The Kremlin's confirmation that it received Zelensky's letter and its standard response that Zelensky is welcome to meet Putin in Moscow reflects the Russian diplomatic posture of maintaining nominal openness to dialogue while loading the practical arrangements with conditions that serve as de facto refusals. A meeting in Moscow would require Zelensky to travel to the capital of the country that has been conducting a war of aggression against Ukraine for more than four years, in a geopolitical context that would be interpreted globally as a Ukrainian capitulation rather than a negotiating encounter between equals, making the Moscow venue offer a rejection dressed as an acceptance. Zelensky's specific proposal of Switzerland or Turkey as meeting venues addresses precisely this dynamic, suggesting established neutral ground whose selection would not carry the symbolic freight of either Moscow or Kyiv while providing the security and international monitoring framework that genuine negotiations require.

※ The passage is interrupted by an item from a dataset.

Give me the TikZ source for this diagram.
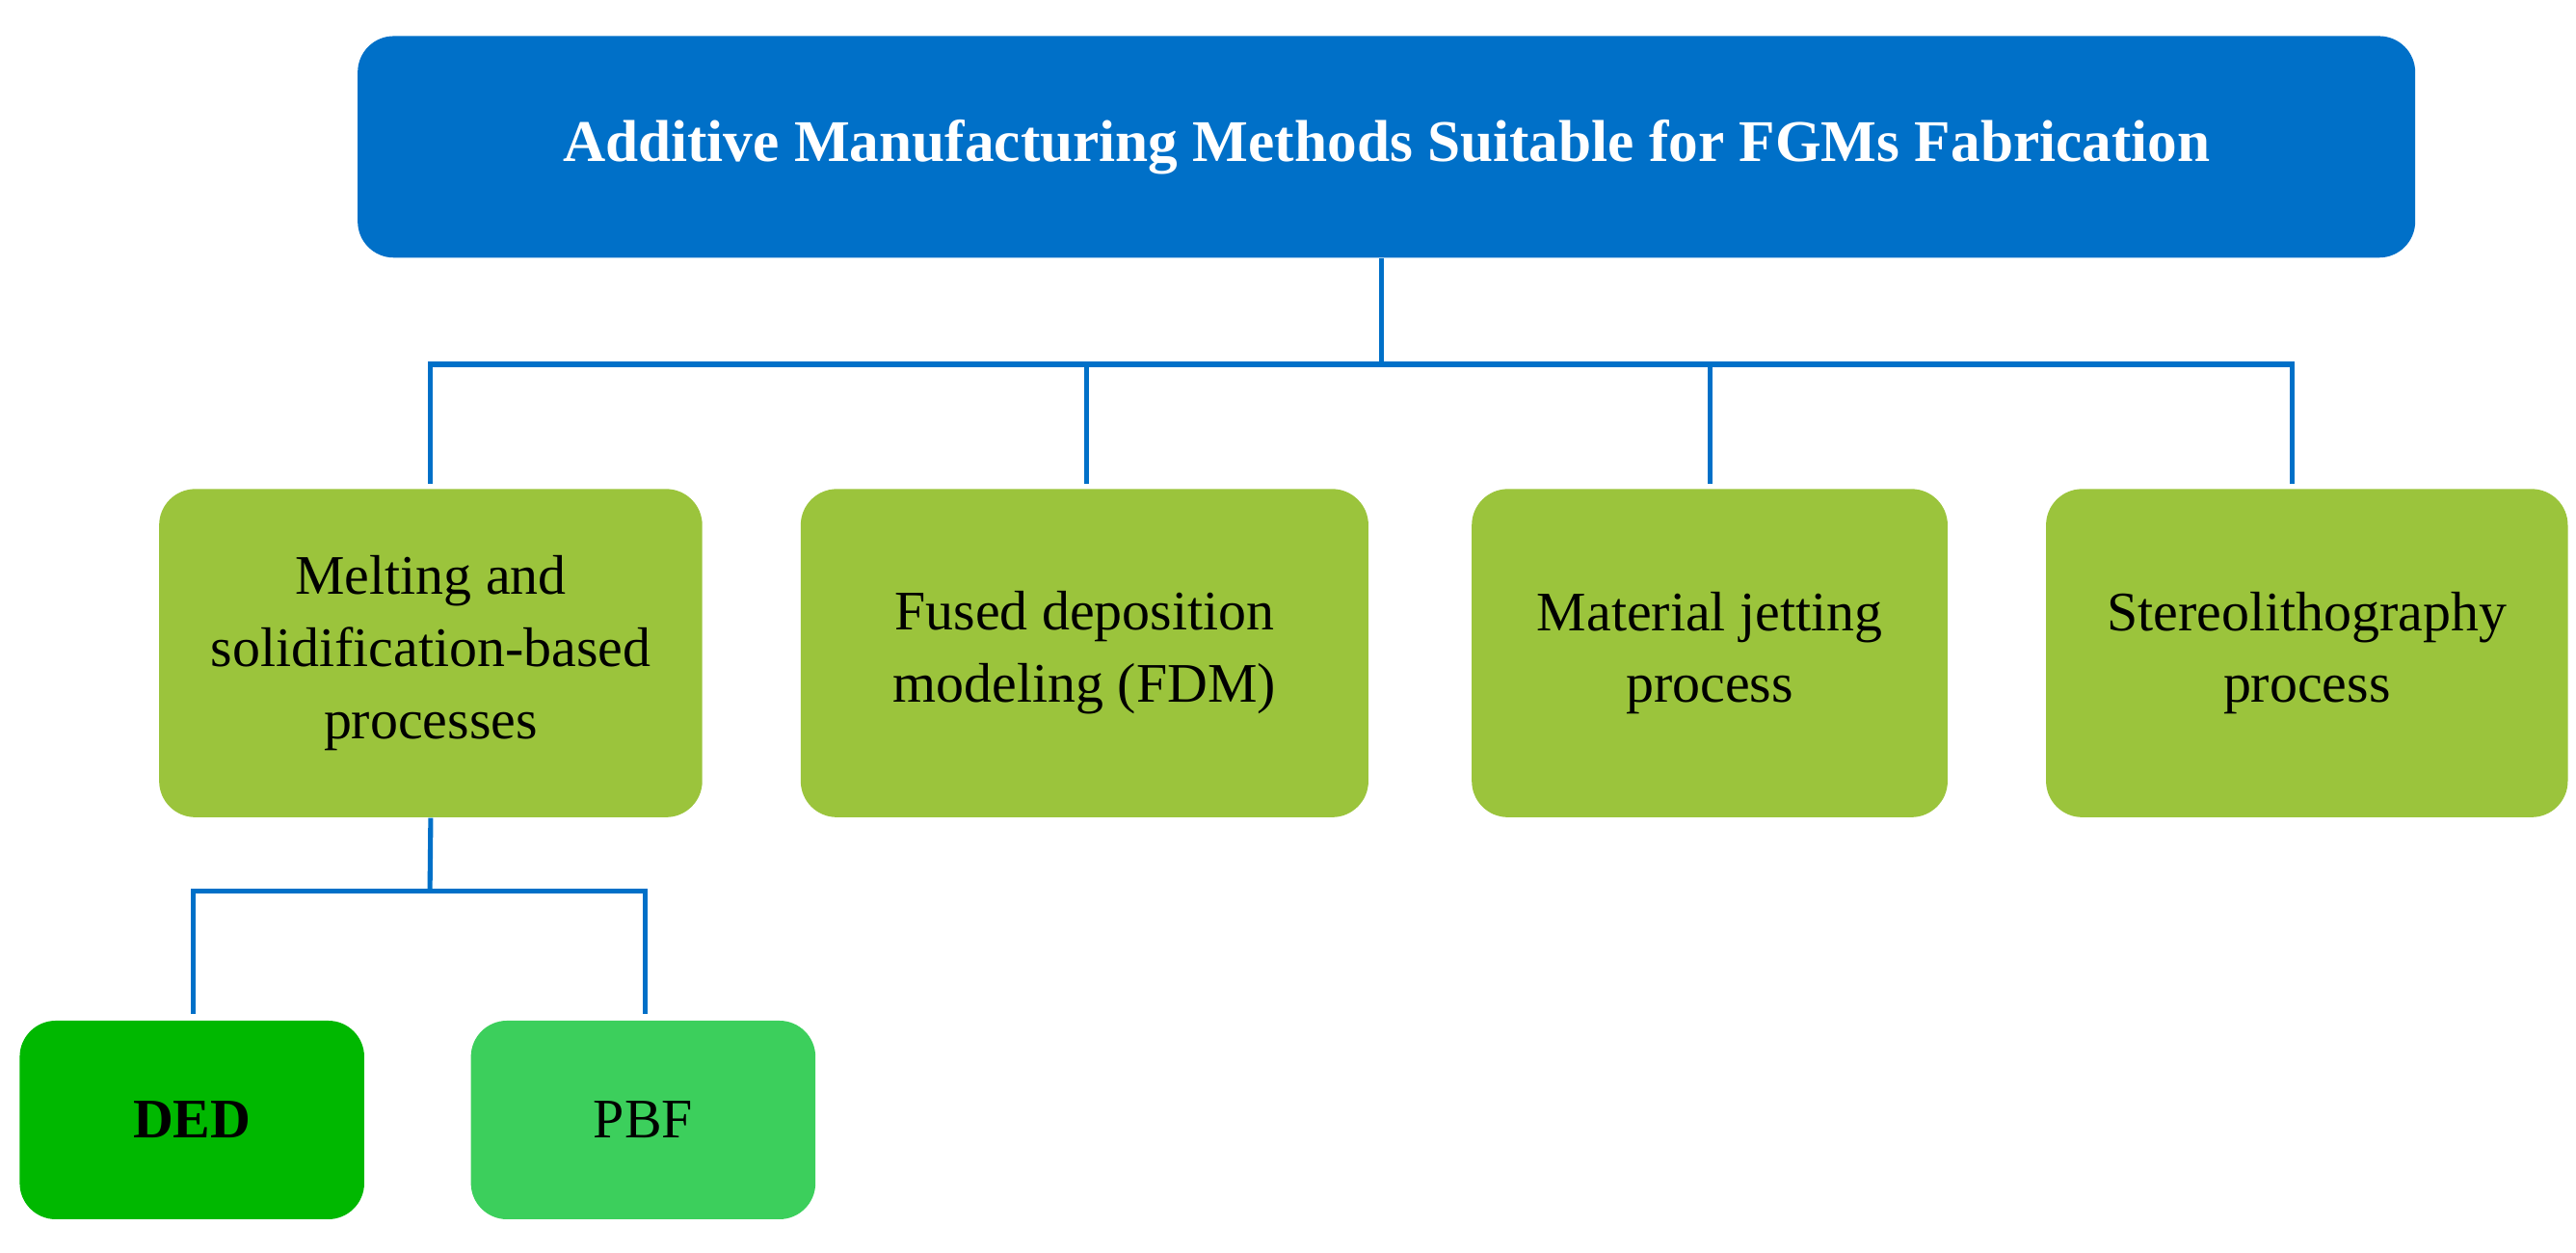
\documentclass[tikz,border=0pt]{standalone}
\usepackage{fontspec}
\setmainfont{Liberation Serif}
\begin{document}
\begin{tikzpicture}[x=0.5pt,y=-0.5pt,
  box/.style={rounded corners=11pt,align=center,font=\fontsize{17}{22}\selectfont,inner sep=0},
  ln/.style={draw=blueA,line width=1.5pt}]
\definecolor{blueA}{HTML}{0070C8}
\definecolor{greenA}{HTML}{9BC43C}
\definecolor{greenB}{HTML}{00B800}
\definecolor{greenC}{HTML}{3CCF5C}
\useasboundingbox (0,0) rectangle (1570,763);
\node[box,fill=blueA,text=white,font=\bfseries\fontsize{18}{22}\selectfont,minimum width=627pt,minimum height=67.5pt] (top) at (845,89.5) {Additive Manufacturing Methods Suitable for FGMs Fabrication};
\node[box,fill=greenA,minimum width=165.5pt,minimum height=100pt] (b1) at (262.5,398) {Melting and\\solidification-based\\processes};
\node[box,fill=greenA,minimum width=173pt,minimum height=100pt] (b2) at (661,398) {Fused deposition\\modeling (FDM)};
\node[box,fill=greenA,minimum width=145pt,minimum height=100pt] (b3) at (1042,398) {Material jetting\\process};
\node[box,fill=greenA,minimum width=159pt,minimum height=100pt] (b4) at (1406,398) {Stereolithography\\process};
\node[box,fill=greenB,font=\bfseries\fontsize{17}{22}\selectfont,minimum width=105pt,minimum height=60.5pt] (ded) at (117,682.5) {DED};
\node[box,fill=greenC,minimum width=105pt,minimum height=60.5pt] (pbf) at (392,682.5) {PBF};
\coordinate (h) at (842,222);
\draw[ln] (top.south -| h) -- (h);
\draw[ln] (262,295) -- (262,222) -- (1397,222) -- (1397,295);
\draw[ln] (662,222) -- (662,295);
\draw[ln] (1042,222) -- (1042,295);
\draw[ln] (b1.south) -- (262,543);
\draw[ln] (118,618) -- (118,543) -- (393,543) -- (393,618);
\end{tikzpicture}
\end{document}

Trump's endorsement of the meeting proposal, saying it would be great if they met and urging them to get it done while declining to specify what compromises he wanted each side to make, reflects the American president's preferred posture of encouraging a deal whose content he does not define in public, leaving himself the flexibility to claim credit for whatever outcome emerges while avoiding the political exposure of specifying terms that either side might find unacceptable. His statement that he thinks the US has been instrumental in bringing the two countries closer to peace and his belief that both sides will make certain compromises suggests American confidence in the process that the absence of any substantive progress in recent months does not obviously justify, but maintains the optimistic public framing that allows Trump to remain engaged in the peace process narrative without committing to the specific pressures on each side that genuine brokerage would require.